There are huge variety of ways to encode raw bits to an easier to type password, passphrase or ID number.

For example, if you decide 64 bits of entropy adequate, then obtain a block of 64 fresh random bits. Then pick any one of:

• Use the PGP word list to convert those 64 bits to a passphrase composed of 8 very distinct English words with space between them. (This produces phrases that are easy to decode after hearing them read over a telephone).

• Use the S/KEY word list to convert those 64 bits to a passphrase composed of 6 short English words with spaces between them. (This may be the quickest way for touch-typists on a regular keyboard to enter a passphrase with the desired amount of entropy).

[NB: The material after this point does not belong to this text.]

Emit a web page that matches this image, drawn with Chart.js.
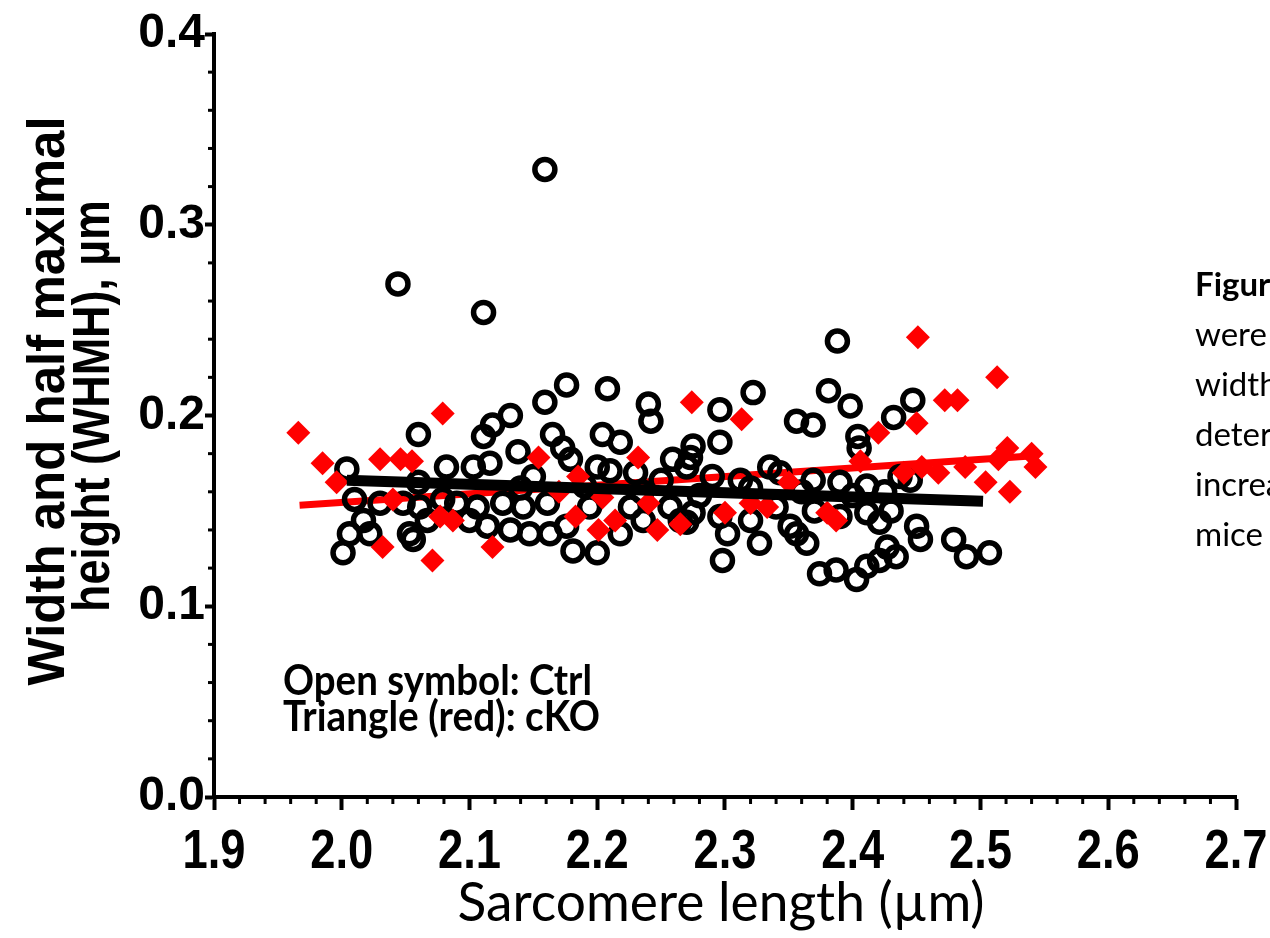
<!DOCTYPE html>
<html>
<head>
<meta charset="utf-8">
<script src="https://cdn.jsdelivr.net/npm/chart.js@4.4.1/dist/chart.umd.min.js"></script>
<style>
    html, body { margin: 0; padding: 0; background: #fff; overflow: hidden; }
    #wrap { position: relative; width: 1270px; height: 938px; }
    #caption {
        position: absolute; left: 1195px; top: 258px;
        font-family: Lato, "Open Sans", sans-serif; font-size: 33px; line-height: 50px;
        color: #000; white-space: nowrap;
    }
</style>
</head>
<body>
<div id="wrap">
    <canvas id="scatterChart"></canvas>
    <div id="caption"><b>Figure</b><br>were<br>width<br>determined<br>increased<br>mice</div>
</div>
<script>
// Ctrl (open circles)
const ctrlX = [2.159, 2.044, 2.111, 2.388,
    2.176, 2.208, 2.159, 2.132, 2.118, 2.111, 2.060, 2.240, 2.242, 2.296, 2.322, 2.381, 2.398, 2.356, 2.369, 2.447,
    2.432, 2.404, 2.405, 2.296, 2.138, 2.165, 2.173, 2.204, 2.218, 2.259, 2.273, 2.275,
    2.004, 2.082, 2.103, 2.116, 2.179, 2.200, 2.210, 2.270, 2.312, 2.335, 2.343, 2.369, 2.390, 2.411, 2.437,
    2.150, 2.230, 2.250, 2.290, 2.320, 2.360, 2.400, 2.425, 2.445, 2.060, 2.140, 2.190, 2.235, 2.280,
    2.010, 2.006, 2.001, 2.017, 2.022, 2.030, 2.048, 2.053, 2.056, 2.061, 2.067, 2.079, 2.090, 2.106, 2.100,
    2.114, 2.126, 2.132, 2.142, 2.147, 2.161, 2.163, 2.176, 2.181, 2.194, 2.200, 2.218, 2.226, 2.236, 2.257,
    2.265, 2.270, 2.275, 2.296, 2.302, 2.298, 2.327, 2.320, 2.351, 2.356, 2.364, 2.374, 2.387, 2.403, 2.411,
    2.421, 2.434, 2.427, 2.450, 2.453, 2.421, 2.411, 2.390, 2.479, 2.489, 2.507, 2.340, 2.370, 2.430];
const ctrlY = [0.329, 0.269, 0.254, 0.239,
    0.216, 0.214, 0.207, 0.200, 0.195, 0.189, 0.190, 0.206, 0.197, 0.203, 0.212, 0.213, 0.205, 0.197, 0.195, 0.208,
    0.199, 0.189, 0.183, 0.186, 0.181, 0.190, 0.183, 0.190, 0.186, 0.177, 0.178, 0.184,
    0.172, 0.173, 0.173, 0.175, 0.177, 0.173, 0.171, 0.173, 0.166, 0.173, 0.170, 0.166, 0.165, 0.163, 0.168,
    0.168, 0.170, 0.166, 0.168, 0.162, 0.160, 0.158, 0.160, 0.166, 0.165, 0.162, 0.163, 0.160, 0.158,
    0.156, 0.138, 0.128, 0.145, 0.138, 0.154, 0.154, 0.138, 0.135, 0.152, 0.145, 0.156, 0.154, 0.152, 0.145,
    0.142, 0.154, 0.140, 0.152, 0.138, 0.154, 0.138, 0.142, 0.129, 0.152, 0.128, 0.138, 0.152, 0.145, 0.152,
    0.145, 0.144, 0.149, 0.147, 0.138, 0.124, 0.133, 0.145, 0.142, 0.138, 0.133, 0.117, 0.119, 0.114, 0.121,
    0.124, 0.126, 0.131, 0.142, 0.135, 0.144, 0.149, 0.147, 0.135, 0.126, 0.128, 0.152, 0.150, 0.150];

// cKO (red diamonds)
const ckoX = [1.966, 1.985, 1.996, 2.030, 2.046, 2.055, 2.079, 2.032, 2.040, 2.071, 2.077, 2.087, 2.118,
    2.154, 2.185, 2.183, 2.201, 2.214, 2.204, 2.232, 2.240, 2.247, 2.265, 2.274, 2.313, 2.300, 2.320, 2.333,
    2.380, 2.387, 2.406, 2.420, 2.451, 2.450, 2.472, 2.482, 2.513, 2.454, 2.467, 2.488, 2.504, 2.523, 2.514,
    2.521, 2.540, 2.543, 2.170, 2.350, 2.440];
const ckoY = [0.191, 0.175, 0.165, 0.177, 0.177, 0.176, 0.201, 0.131, 0.156, 0.124, 0.147, 0.145, 0.131,
    0.178, 0.168, 0.147, 0.140, 0.145, 0.157, 0.178, 0.154, 0.140, 0.143, 0.207, 0.198, 0.149, 0.154, 0.152,
    0.149, 0.145, 0.176, 0.191, 0.241, 0.196, 0.208, 0.208, 0.220, 0.173, 0.170, 0.173, 0.165, 0.160, 0.177,
    0.183, 0.180, 0.173, 0.160, 0.165, 0.170];

// regression lines
const ctrlFitX = [2.004, 2.502];
const ctrlFitY = [0.166, 0.155];
const ckoFitX = [1.967, 2.545];
const ckoFitY = [0.153, 0.179];

const xTickLabels = ['1.9', '2.0', '2.1', '2.2', '2.3', '2.4', '2.5', '2.6', '2.7'];
const yTickLabels = ['0.0', '0.1', '0.2', '0.3', '0.4'];
const yTitleLines = ['Width and half maximal', 'height (WHMH), µm'];
const xTitle = 'Sarcomere length (µm)';
const noteLines = ['Open symbol: Ctrl', 'Triangle (red): cKO'];

const toPoints = (xs, ys) => xs.map((v, i) => ({ x: v, y: ys[i] }));

// small ticks between the labelled ones
const minorTicks = {
    id: 'minorTicks',
    afterDraw(chart) {
        const { ctx, scales: { x, y } } = chart;
        ctx.save();
        ctx.strokeStyle = '#000';
        ctx.lineWidth = 3;
        for (let i = 1; i < 40; i++) {
            if (i % 5 === 0) continue;
            const px = x.getPixelForValue(1.9 + i * 0.02);
            ctx.beginPath();
            ctx.moveTo(px, x.top);
            ctx.lineTo(px, x.top + 7);
            ctx.stroke();
        }
        for (let i = 1; i < 20; i++) {
            if (i % 5 === 0) continue;
            const py = y.getPixelForValue(i * 0.02);
            ctx.beginPath();
            ctx.moveTo(y.right, py);
            ctx.lineTo(y.right - 6, py);
            ctx.stroke();
        }
        ctx.restore();
    }
};

// x tick labels (condensed), axis titles and the note inside the plot
const textLayer = {
    id: 'textLayer',
    afterDraw(chart) {
        const ctx = chart.ctx;
        const x = chart.scales.x;
        ctx.save();
        ctx.fillStyle = '#000';
        ctx.textBaseline = 'alphabetic';
        ctx.textAlign = 'center';

        ctx.font = 'bold 55px "Liberation Sans", Arial, sans-serif';
        x.ticks.forEach((t, i) => {
            ctx.fillText(xTickLabels[i], x.getPixelForTick(i), 868, 63);
        });

        ctx.font = 'bold 51px "Liberation Sans", Arial, sans-serif';
        const yPos = [[64, 401, 578], [109, 406, 412]];
        yTitleLines.forEach((t, i) => {
            ctx.save();
            ctx.translate(yPos[i][0], yPos[i][1]);
            ctx.rotate(-Math.PI / 2);
            ctx.fillText(t, 0, 0, yPos[i][2]);
            ctx.restore();
        });

        ctx.font = '55px Lato, "Open Sans", sans-serif';
        ctx.fillText(xTitle, 721, 921, 527);

        ctx.font = 'bold 42px Lato, "Open Sans", sans-serif';
        ctx.textAlign = 'left';
        ctx.fillText(noteLines[0], 283, 695, 309);
        ctx.fillText(noteLines[1], 283, 731, 317);
        ctx.restore();
    }
};

const ctx = document.getElementById('scatterChart').getContext('2d');

const scatterChart = new Chart(ctx, {
    type: 'scatter',
    data: {
        datasets: [{
            label: 'Ctrl fit',
            data: toPoints(ctrlFitX, ctrlFitY),
            showLine: true,
            borderColor: '#000',
            borderWidth: 11,
            pointRadius: 0
        }, {
            label: 'cKO',
            data: toPoints(ckoX, ckoY),
            pointStyle: 'rectRot',
            pointRadius: 12,
            backgroundColor: '#ff0000',
            borderColor: '#ff0000',
            borderWidth: 0
        }, {
            label: 'Ctrl',
            data: toPoints(ctrlX, ctrlY),
            pointStyle: 'circle',
            pointRadius: 10,
            backgroundColor: 'rgba(0,0,0,0)',
            borderColor: '#000',
            borderWidth: 5.5
        }, {
            label: 'cKO fit',
            data: toPoints(ckoFitX, ckoFitY),
            showLine: true,
            borderColor: '#ff0000',
            borderWidth: 7,
            pointRadius: 0
        }]
    },
    options: {
        responsive: true,
        maintainAspectRatio: false,
        animation: false,
        layout: { padding: { left: 0, top: 34, right: 34, bottom: 0 } },
        scales: {
            x: {
                type: 'linear',
                position: 'bottom',
                min: 1.9,
                max: 2.7,
                afterFit: (scale) => { scale.height = 141; },
                border: { color: '#000', width: 4 },
                grid: { drawOnChartArea: false, tickLength: 13, tickWidth: 4, tickColor: '#000' },
                ticks: {
                    stepSize: 0.1,
                    display: false
                }
            },
            y: {
                min: 0,
                max: 0.4,
                afterFit: (scale) => { scale.width = 214; },
                border: { color: '#000', width: 4 },
                grid: { drawOnChartArea: false, tickLength: 9, tickWidth: 4, tickColor: '#000' },
                ticks: {
                    stepSize: 0.1,
                    padding: 0,
                    color: '#000',
                    font: { family: '"Liberation Sans", Arial, sans-serif', size: 48, weight: 'bold' },
                    callback: (v, i) => yTickLabels[i]
                }
            }
        },
        plugins: {
            legend: { display: false },
            tooltip: { enabled: false }
        }
    },
    plugins: [minorTicks, textLayer]
});
</script>
</body>
</html>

• use the Diceware list to convert those 64 bits to a passphrase composed of 5 more-or-less common English words with spaces between them.

• Use the Antti Huima Bubble Babble Encoding (a) (b) (c) (d), alternating vowels and consonants, to convert those 64 bits into a 29-character pronounceable passphrase.

• Use the rsaarelm vorud encoding, alternating vowels and consonants, to encode those 64 bits into a 23-character pronounceable passphrase.

• It appears that the code for rsaarelm vorud encoding can be adapted for the alternating vowels/dipthongs and consonants/consonant clusters technique, described by the original poster -- it looks like encoding 64 bits with this encoding produces a pronounceable passphrase of roughly 24 characters, more or less depending on the exact value of those bits.

• Use octal encoding to convert those 64 bits into a 22-digit number.

• Use base32 encoding to convert those 64 bits into a 14-character password.

• Use base-64-url encoding to convert those 64 bits to an 11-character password.

• Use Ascii85 encoding to convert those 64 bits to a 10-character password.

(Contrary to popular belief that shorter passwords are easier to type, the last two encodings usually produce passwords that take more keystrokes and more time to type than other encodings, when you include the "shift key" as a keystroke).

Since, once you've chosen one of these encodings, every possible block of 64 bits generates a different password or passphrase, all of these encodings and all of the passphrases generated by them are equally secure. Each encoding -- as long as you started with a block of bits with 64 bits of entropy -- generates a passphrase with 64 bits of entropy.